La prima di “Solo Coppi temo” è andata in sena all’auditorium di San Francesco al Prato a Perugia, in un intreccio di vittorie e di sconfitte, di gioie e di delusioni, che hanno dato tutt’altra luce al percorso umano e professionale di Cosmi. Gli ex amaranto in platea e la possibile replica dello spettacolo ad Arezzo
Emozionato lui ed emozionante il suo monologo di un’ora e mezza, con gli intermezzi di Giovanni Guidi al pianoforte e dj Ralf alla consolle. Serse Cosmi è salito sul palco dell’auditorium di San Francesco al Prato, a Perugia, e ha raccontato le tappe più significative della sua vita, della sua carriera, in un intreccio di vittorie e di sconfitte, di gioie e di delusioni, che hanno dato tutt’altra luce al suo percorso umano e professionale. Sono stati 90 minuti diversi da quelli solitamente vissuti in panchina ma interpretati con la proverbiale combattività e con l’inconfondibile timbro vocale.

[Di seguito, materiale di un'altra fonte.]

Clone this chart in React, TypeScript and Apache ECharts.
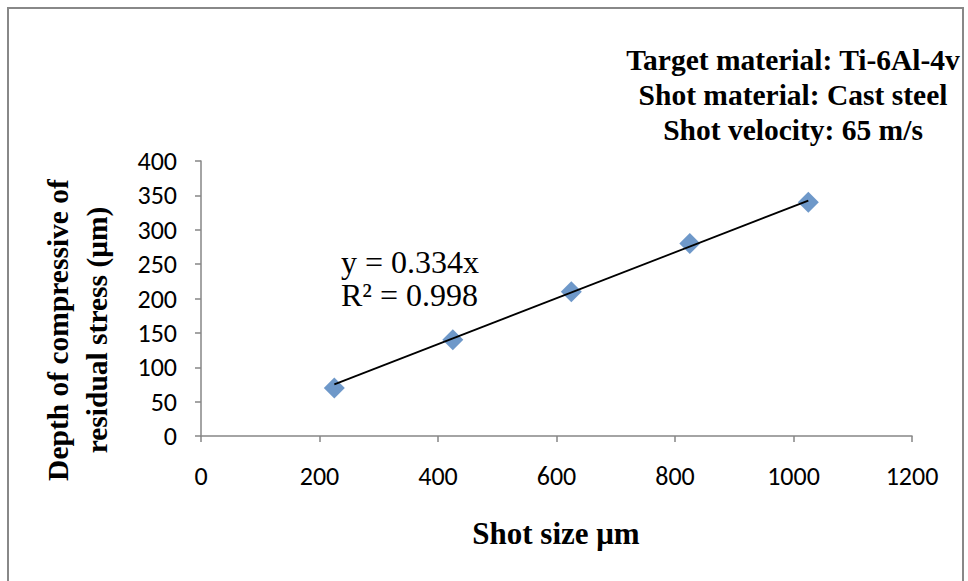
import React, { useEffect, useRef } from "react";
import * as echarts from "echarts";

const shotSize = [225, 425, 625, 825, 1025];
const depth = [70, 140, 210, 280, 340];
const trendX = [225, 1025];
const slope = 0.334;
const rSquared = 0.998;
const annotationLines = [
  "Target material: Ti-6Al-4v",
  "Shot material: Cast steel",
  "Shot velocity: 65 m/s",
];
const xTitle = "Shot size μm";
const yTitleLines = ["Depth of compressive of", "residual stress (μm)"];

const serif = "'Liberation Serif', 'Times New Roman', serif";
const tickFont = "Carlito, Lato, sans-serif";

export default function App() {
  const ref = useRef<HTMLDivElement>(null);
  useEffect(() => {
    document.body.style.margin = "0";
    if (!ref.current) return;
    const chart = echarts.init(ref.current, undefined, { renderer: "svg" });
    const scatterData = shotSize.map((x, i) => [x, depth[i]]);
    const trendData = trendX.map((x) => [x, +(slope * x).toFixed(2)]);
    chart.setOption({
      animation: false,
      backgroundColor: "#ffffff",
      grid: { left: 201, right: 56, top: 161, bottom: 145, containLabel: false },
      xAxis: {
        type: "value",
        min: 0,
        max: 1200,
        interval: 200,
        axisLine: { show: true, lineStyle: { color: "#868686", width: 1.5 } },
        axisTick: { show: true, length: 6, lineStyle: { color: "#868686", width: 1.5 } },
        axisLabel: {
          color: "#000",
          fontFamily: tickFont,
          fontSize: 26,
          margin: 27,
          formatter: (v: number) => String(v),
        },
        splitLine: { show: false },
      },
      yAxis: {
        type: "value",
        min: 0,
        max: 400,
        interval: 50,
        axisLine: { show: true, lineStyle: { color: "#868686", width: 1.5 } },
        axisTick: { show: true, length: 6, lineStyle: { color: "#868686", width: 1.5 } },
        axisLabel: {
          color: "#000",
          fontFamily: tickFont,
          fontSize: 26,
          margin: 24,
          formatter: (v: number) => String(v),
        },
        splitLine: { show: false },
      },
      series: [
        {
          type: "line",
          data: trendData,
          symbol: "none",
          lineStyle: { color: "#000", width: 1.8 },
          z: 3,
        },
        {
          type: "scatter",
          data: scatterData,
          symbol: "diamond",
          symbolSize: 21,
          itemStyle: { color: "#4A7EBB" },
          z: 2,
        },
      ],
      graphic: [
        {
          type: "rect",
          shape: { x: 8, y: 8, width: 955, height: 600 },
          style: { fill: "none", stroke: "#888888", lineWidth: 2 },
          silent: true,
          z: -1,
        },
        {
          type: "text",
          x: 793,
          y: 95,
          style: {
            text: annotationLines.join("\n"),
            font: `bold 29.5px ${serif}`,
            fill: "#000",
            textAlign: "center",
            textVerticalAlign: "middle",
            lineHeight: 35,
          },
        },
        {
          type: "text",
          x: 341,
          y: 278,
          style: {
            text: `y = ${slope}x\nR² = ${rSquared}`,
            font: `32px ${serif}`,
            fill: "#000",
            textAlign: "left",
            textVerticalAlign: "middle",
            lineHeight: 33,
          },
        },
        {
          type: "text",
          x: 556,
          y: 533,
          style: {
            text: xTitle,
            font: `bold 31px ${serif}`,
            fill: "#000",
            textAlign: "center",
            textVerticalAlign: "middle",
          },
        },
        {
          type: "text",
          x: 77,
          y: 330,
          rotation: Math.PI / 2,
          style: {
            text: yTitleLines.join("\n"),
            font: `bold 29.5px ${serif}`,
            fill: "#000",
            textAlign: "center",
            textVerticalAlign: "middle",
            lineHeight: 39,
          },
        },
      ],
    });
    return () => chart.dispose();
  }, []);
  return <div ref={ref} style={{ width: 968, height: 581 }} />;
}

Il nome di battesimo, scelto dal padre Antonio in omaggio a Serse Coppi, ha rappresentato il punto di partenza della storia, che poi si è snodata dai successi nei dilettanti con la Pontevecchio al rapporto simbiotico con Genova e con il Genoa, grazie anche alla musica di Faber, passando per la vittoria di San Siro con il Perugia in serie A e il ricordo accorato di Luciano Gaucci. “Un visionario che, quando allenavo ad Arezzo, ha saputo vedere per me un futuro che gli altri non immaginavano nemmeno” l’ha definito Cosmi, senza nascondere una lacrima, la stessa che gli è scesa sul viso quando sul ledwall alle sue spalle è comparsa l’immagine di Fabrizio Palazzoni, l’amico d’infanzia che lo ha seguito ovunque e che se n’è andato all’inizio del 2021.
C’è stato spazio anche per Eric Cantona, il ribelle del calcio dall’indole magnetica, il talento che a una delle domande più banali che si possono rivolgere a un attaccante rispose: “il mio gol più bello è stato un passaggio”. E poi Maurizio Crozza, con quell’imitazione che trasformò Cosmi in un personaggio televisivo, imprigionandolo dentro una gag e un tormentone sempre più limitanti. Il tutto rielaborato tramite i ricordi dell’infanzia, il legame indissolubile con il Tevere, l’amore per il calcio.
Nella platea gremita e anche incuriosita da uno spettacolo originale, si sono seduti Materazzi e Miccoli, Baronio e Riccardo Gaucci. Non potevano mancare gli ex amaranto che con Cosmi hanno condiviso parte del suo percorso aretino o che l’hanno apprezzato in seguito: Palazzi e Grilli, Bazzani e Tardioli, Goretti e Sensibile.
Sulla ribalta, dietro la barba candida e gli occhiali scuri, il solito Serse di quando esordì al Comunale nel 1995, quello che pretendeva da tutti i suoi giocatori la stessa passione che aveva lui “e che oggi invece non trovo quasi più”. Il mister del doppio salto dalla serie D alla C1 si è messo a nudo in un teatro per dimostrare a se stesso e ai suoi colleghi che il calcio catalizza, assorbe, prosciuga ma non c’è solo quello. E che ognuno di noi ha interessi da coltivare per dare un senso al futuro. “Non so se la mia vita sia stata giusta o sbagliata, so che la mia vita è questa” ha concluso Serse.
Poi solo applausi per una rappresentazione che ha visto la regia di Alessandro Riccini Ricci e i testi di Valeria De Rubeis, alcuni dei quali ispirati all’autobiografia “L’uomo del fiume” pubblicata nel 2002. Forse Cosmi porterà il suo monologo, intitolato “Solo Coppi temo”, in altre città. In tal caso, Arezzo sarebbe un palcoscenico ideale.